Programming Assignment #2 Clustering: K-means
In this programming assignment, you will implement the clustering algorithm K-means to
divide a collection of documents into a set of clusters, exactly as we have described in class.
Please refer to slide 23 of the file flat-clustering-k-means.pdf for the pseudo code.
Note that the pseudo code did not specify the stopping criterion, in this assignment, the
K-means algorithm stops when the number of documents shifted into a different cluster in
the step of vector reassignment is ≤ E, with E being an integer to be tuned and set by you.
There is no starter code provided for this assignment other than a separate evaluation code
used to evaluate the performance of your algorithm and generate a score based on clustering
results. Therefore, you can choose a programming language you like to use.
But note: you should make sure that your implementation of the K-means algorithm outputs
clustering results in the same format as specified in the later Output Formatting section. You
will be provided with a real text data set used for developing your K-means algorithm, and
for grading, we will run your clustering algorithm on a separate held-out text set and evaluate
clustering results using the same evaluation code.
Other Important Notes:
1. each document should be represented by a bag of word vector, and then you should normalize each vector using the euclidean normalization before you start to cluster documents.
2. you should calculate euclidean distance between a document vector and a cluster centroid
vector, instead of cosine similarity.
Key Steps:
(2 Points!) Building document representations: read in text contents and build a normalized bag of word vector for each document.
(1 Points!) Centroid Initialization: randomly select documents as the initial centroids.
(3 Points!) Reassignment of vectors: assign each document in the collection to its closest
centroid.
(3 Points!) Recomputation of centroids: calculate new centroids for clusters.
DATA
If you unzip the data.zip file, within the generated data folder, you will find a collection of
cleaned documents in the folder “train”, and the file “train.txt” containing the gold class
assignments formatted exactly as specified in the Output Formatting section.
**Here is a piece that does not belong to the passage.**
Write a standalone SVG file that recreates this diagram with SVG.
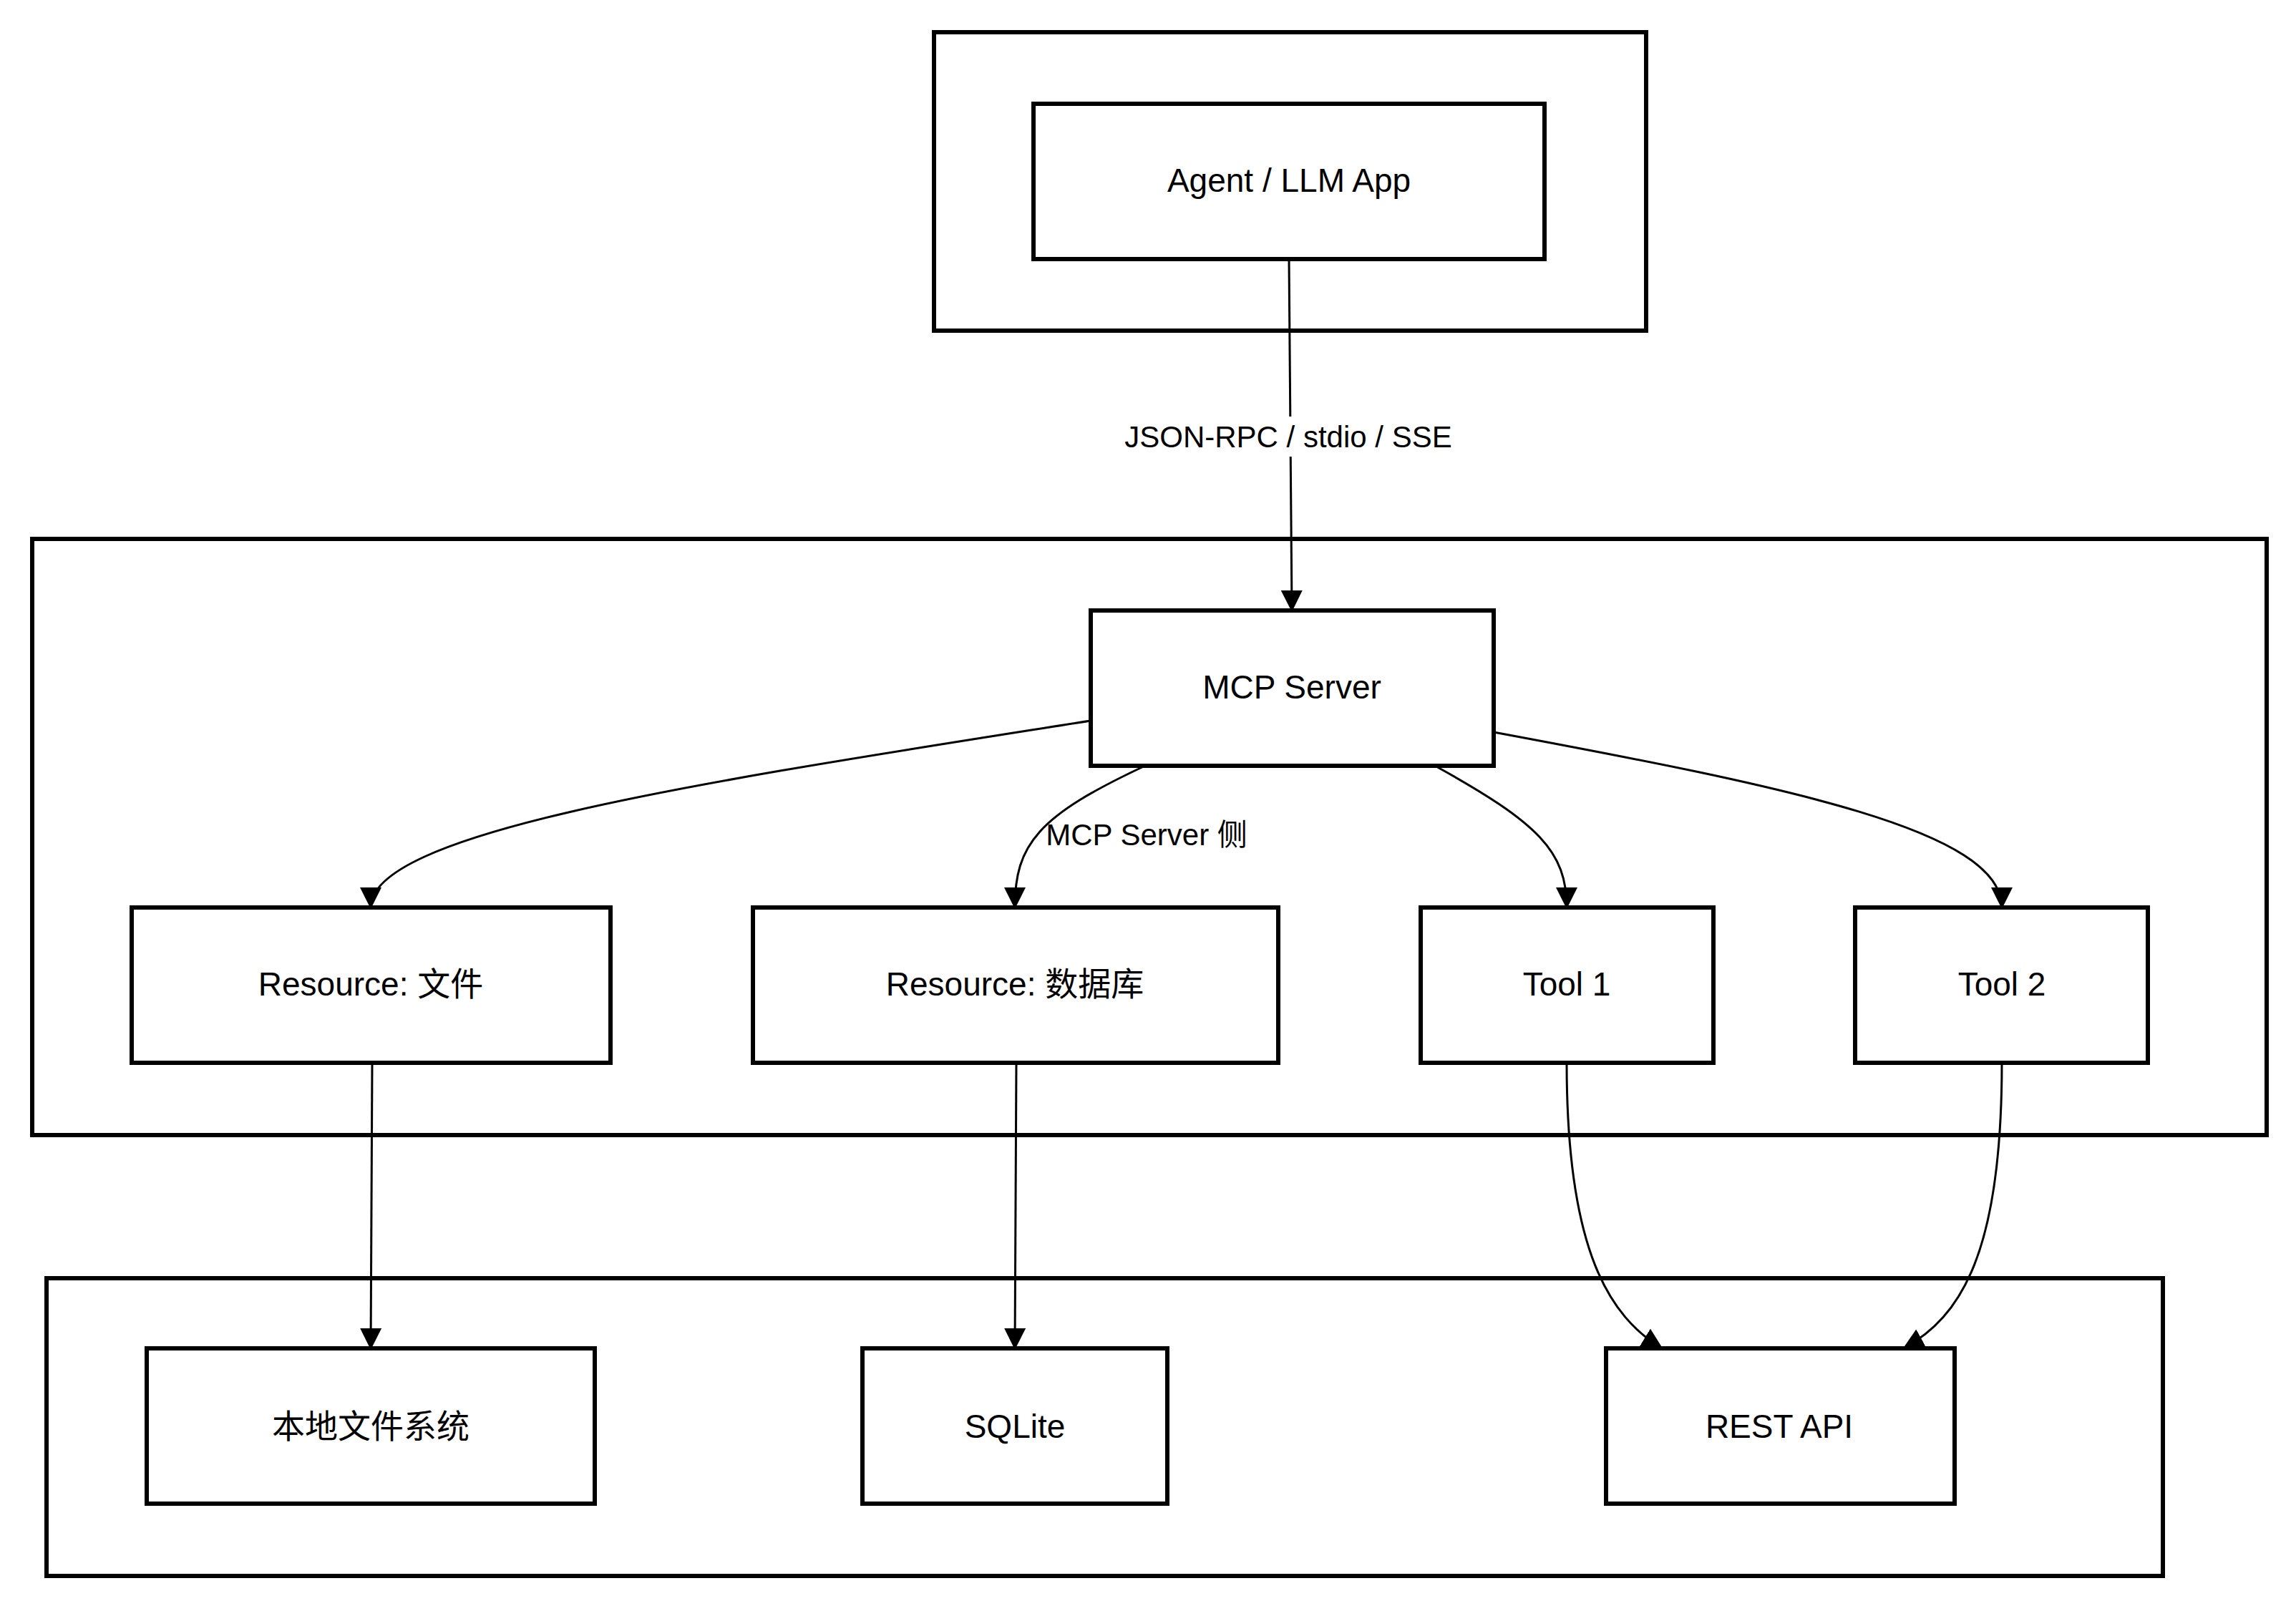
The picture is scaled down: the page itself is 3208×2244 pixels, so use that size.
<svg xmlns="http://www.w3.org/2000/svg" width="3208" height="2244" viewBox="0 0 3208 2244">
<style>
.c{fill:none;stroke:#000;stroke-width:6}
.n{fill:#fff;stroke:#000;stroke-width:6}
.t{font-family:"Liberation Sans","Noto Sans CJK SC",sans-serif;font-size:46px;text-anchor:middle;dominant-baseline:central;fill:#000}
.l{font-family:"Liberation Sans","Noto Sans CJK SC",sans-serif;font-size:42px;text-anchor:middle;dominant-baseline:central;fill:#000}
.e{fill:none;stroke:#000;stroke-width:3;marker-end:url(#a)}
</style>
<defs><marker id="a" markerUnits="userSpaceOnUse" markerWidth="30" markerHeight="30" viewBox="0 0 30 30" refX="28" refY="15" orient="auto"><path d="M0,0 L30,15 L0,30 z" fill="#000"/></marker></defs>
<g id="clusters">
<rect class="c" x="1305" y="45" width="995" height="417"/>
<rect class="c" x="45" y="753" width="3122" height="833"/>
<rect class="c" x="65" y="1786" width="2957" height="416"/>
<text class="l" x="1602" y="1166">MCP Server 侧</text>
</g>
<g id="edges">
<path class="e" d="M1801,362 L1805,853"/>
<rect x="1555" y="582" width="490" height="56" fill="#fff"/>
<text class="l" x="1800" y="610">JSON-RPC / stdio / SSE</text>
<path class="e" d="M1524,1007 C1000,1090 518,1160 518,1268"/>
<path class="e" d="M1600,1070 C1450,1140 1418,1180 1418,1268"/>
<path class="e" d="M2005,1070 C2150,1150 2189,1190 2189,1268"/>
<path class="e" d="M2087,1023 C2500,1100 2797,1160 2797,1268"/>
<path class="e" d="M520,1485 L518,1884"/>
<path class="e" d="M1420,1485 L1418,1884"/>
<path class="e" d="M2189,1485 C2189,1750 2250,1840 2322,1884"/>
<path class="e" d="M2797,1485 C2797,1750 2740,1840 2660,1884"/>
</g>
<g id="agent"><rect class="n" x="1444" y="145" width="714" height="217"/><text class="t" x="1801" y="252">Agent / LLM App</text></g>
<g id="mcp"><rect class="n" x="1524" y="853" width="563" height="217"/><text class="t" x="1805" y="960">MCP Server</text></g>
<g id="res_file"><rect class="n" x="184" y="1268" width="669" height="217"/><text class="t" x="518" y="1375">Resource: 文件</text></g>
<g id="res_db"><rect class="n" x="1052" y="1268" width="734" height="217"/><text class="t" x="1418" y="1375">Resource: 数据库</text></g>
<g id="tool1"><rect class="n" x="1985" y="1268" width="409" height="217"/><text class="t" x="2189" y="1375">Tool 1</text></g>
<g id="tool2"><rect class="n" x="2592" y="1268" width="409" height="217"/><text class="t" x="2797" y="1375">Tool 2</text></g>
<g id="fs"><rect class="n" x="205" y="1884" width="626" height="217"/><text class="t" x="518" y="1993">本地文件系统</text></g>
<g id="sqlite"><rect class="n" x="1205" y="1884" width="426" height="217"/><text class="t" x="1418" y="1993">SQLite</text></g>
<g id="rest"><rect class="n" x="2244" y="1884" width="487" height="217"/><text class="t" x="2486" y="1993">REST API</text></g>
</svg>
Your clustering
algorithm will take the collection of documents as input and generate a set of clusters. Your
clustering algorithm should save the clustering results in a .txt file and name the result
file “pred.txt”. Then you will run the provided python evaluation code, “evaluate.py”,
to obtain a score. By default, the evaluation code looks for the two files, “train.txt” and
“pred.txt”, and takes them as the the gold clustering result file and the generated clustering
1
result file.
The Evaluation Metric NMI
We will compare an algorithm generated clustering with the gold clustering and generate a
score using the normalized mutual information (NMI) metric. The NMI score ranges from
0 (no mutual information) to 1 (perfect correlation), the higher the score is, the better the
system generated clustering is. When the NMI score is 1, the system generated clustering
completely matches with the gold clustering.
Note, this metric is independent of the absolute values of the cluster labels: a permutation
of the class or cluster label values wont change the score value in any way. In other words,
what matters is the generated clusters, not how you label those clusters.
Note, the evaluation code depends on python packages numpy and scipy, please refer to
the README file for instructions on how to install them, if your system do not already
have these packages installed. You should not modify the evaluation code, and the same
evaluation code will be used for grading.
Output Formatting
Your K-means implementation should save the clustering results into a plain txt file named
as “results.txt”. The result file has a line for each document, with the document ID followed
by its cluster ID, with a tab key in between separating the two values. The documents do
not needed to be ordered in the result file.
The results will look something as illustrated in figure 1. Your program output should follow
exactly the same structure.
00001 0
00002 0
00003 0
00004 1
00005 1
00006 2
00007 2
00008 2
...
...
Figure 1: Sample Output
2
The Report
(6 Points!) Please write up a 1-3 page report describing your observations and thoughts.
In particular, you need to address the following questions in the report:
1. Initial centroids (2 Point!) Try a different set of documents as the initial centroids,
does it change the clustering results and the NMI score? How many iterations did it
take for the algorithm to converge and finish? Repeat this procedure several times.
2. Number of clusters (2 Point!) Try to change the number of clusters (the K in
K-means), consider numbers in the range (2, 20), report the NMI score with each value
you tried for this parameter. For each parameter value you tried, how many iterations
did it take for the algorithm to converge and finish?
3. Stopping criterion (2 Point!) Try to change the parameter E used in the stopping
criterion, report the NMI score with each value you tried for this parameter. For each
parameter value you tried, how many iterations did it take for the algorithm to converge
and finish?
GRADING CRITERIA
Your code will be graded mainly based on the correctness. You should tune your parameters
using the provided training set. We will run your clustering algorithm on a separate held-out
text set and make sure it runs properly. Your written report will be graded based on the
grade allocations on individual items. Cheating on either code or report will be harshly
penalized.
ELECTRONIC SUBMISSION INSTRUCTIONS
(a.k.a. “What to turn in and how to tun in”)
You only need to submit 2 things:
1. The source code files. please compress the whole src folder into a .zip file and
submit the .zip file.
2. The written report in pdf format.
NOTE: Please do NOT include the data files or any other file in your submission.
How to turn in:
1. please submit the two files, the source code .zip file and the written report pdf file, via
ecampus.
3